Intervention de Haoues Seniguer

Commission d'enquête Combattre la radicalisation islamiste — Réunion du 28 mai 2020 à 11h00
Audition conjointe de Mm. Mohamed-Ali Adraoui marie sklodowska curie fellow at the london school of economics centre for international studies et haoues seniguer maître de conférences en science politique à sciences po lyon chercheur au laboratoire triangle ens-cnrs umr 5206 lyon directeur adjoint de l'institut d'études de l'islam et des sociétés du monde musulman ehess-cnrs ums 2000 paris

Haoues Seniguer, maître de conférences en science politique à Sciences Po Lyon :

Il est incontestable qu'il existe un tropisme conservateur au sein des champs islamiques à l'échelle mondiale. Le conservatisme ne s'accompagne cependant pas de sécessionnisme. Ce tropisme conservateur peut d'ailleurs fort bien s'accommoder de mobilité sociale.
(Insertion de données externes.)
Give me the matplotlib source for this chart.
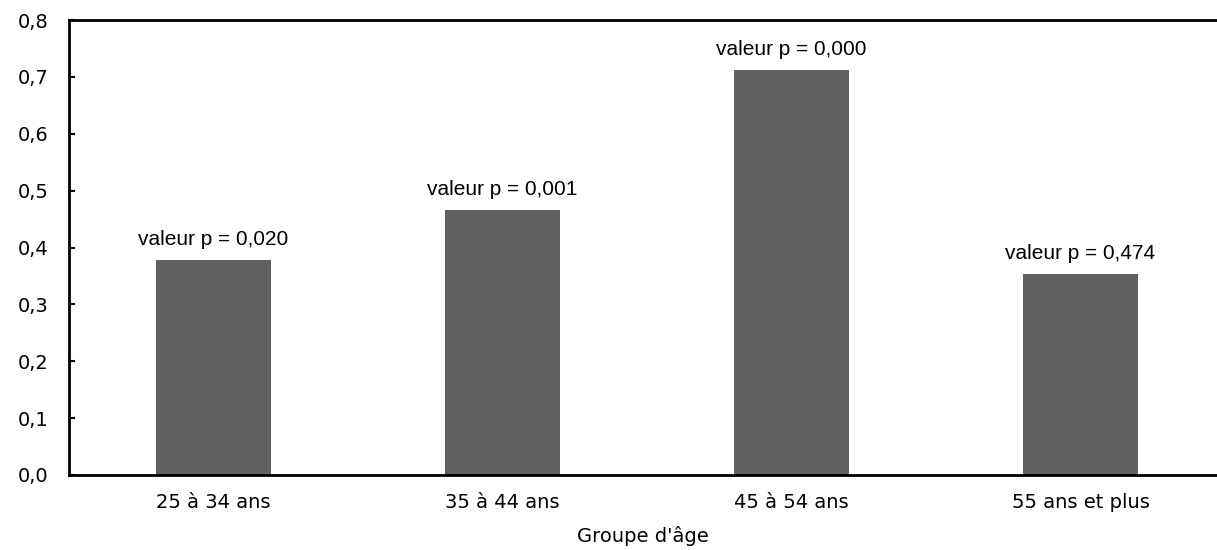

S'agissant de la question de la stratégie déployée par les acteurs dits islamistes dans le contexte français et mondial, il est clair qu'il existe un idéal. L'islamisme souhaiterait, idéalement, développer une vision maximaliste. Dans des contextes de contraintes institutionnelles, politiques et culturelles, cet idéal est néanmoins battu en brèche. Il se reporte dès lors sur un ordre minimaliste, qui consiste à préserver une forme de conservatisme religieux et à militer pour une visibilité dans l'espace public, en tenant rigoureusement compte de la loi. Ces acteurs sont conscients, car pragmatiques, de la distinction entre le moralement souhaitable et le politiquement possible. Les exemples maghrébins ou arabes démontrent que l'islamisme, même en contexte culturel favorable, ne parvient pas à ses fins. Nous avons cité le cas marocain, où le PJD est arrivé au Parlement en 1997 et a commencé à être associé au Gouvernement en 2011. Il n'est pas parvenu, même dans un contexte très conservateur, à faire advenir un certain nombre de perspectives plus conservatrices. Il en va de même en Tunisie. S'agissant du cas égyptien, un coup d'État a eu lieu en 2013. Avant cette date, il y a eu une mobilisation citoyenne contre les Frères musulmans. Le général Abdel Fattah al-Sissi n'était pas en opposition avec les Frères musulmans en raison de leur orthodoxie religieuse, mais du point de vue politique. Les Frères musulmans et les islamistes sont en effet contestataires, du point de vue politique, et représentaient une opposition. Dans le débat français, nous avons toujours le sentiment qu'une lutte contre les Frères musulmans est nécessairement une lutte contre le fond religieux. Il existe des désaccords sur le fond politique, car la plupart de ces États, majoritairement musulmans, admettent le primat de la religion.

Sur le cas français, je suis optimiste, car les contraintes institutionnelles et culturelles sont si importantes que même les islamistes admettent le principe laïc. Leur vision religieuse est la leur, et s'il est possible d'y être en opposition, il n'est pas possible de nier leur légalisme. Ils sont en effet minoritaires au sein des musulmans, mais aussi politiquement. Le degré de désorganisation des grandes fédérations islamistes est en effet très élevé.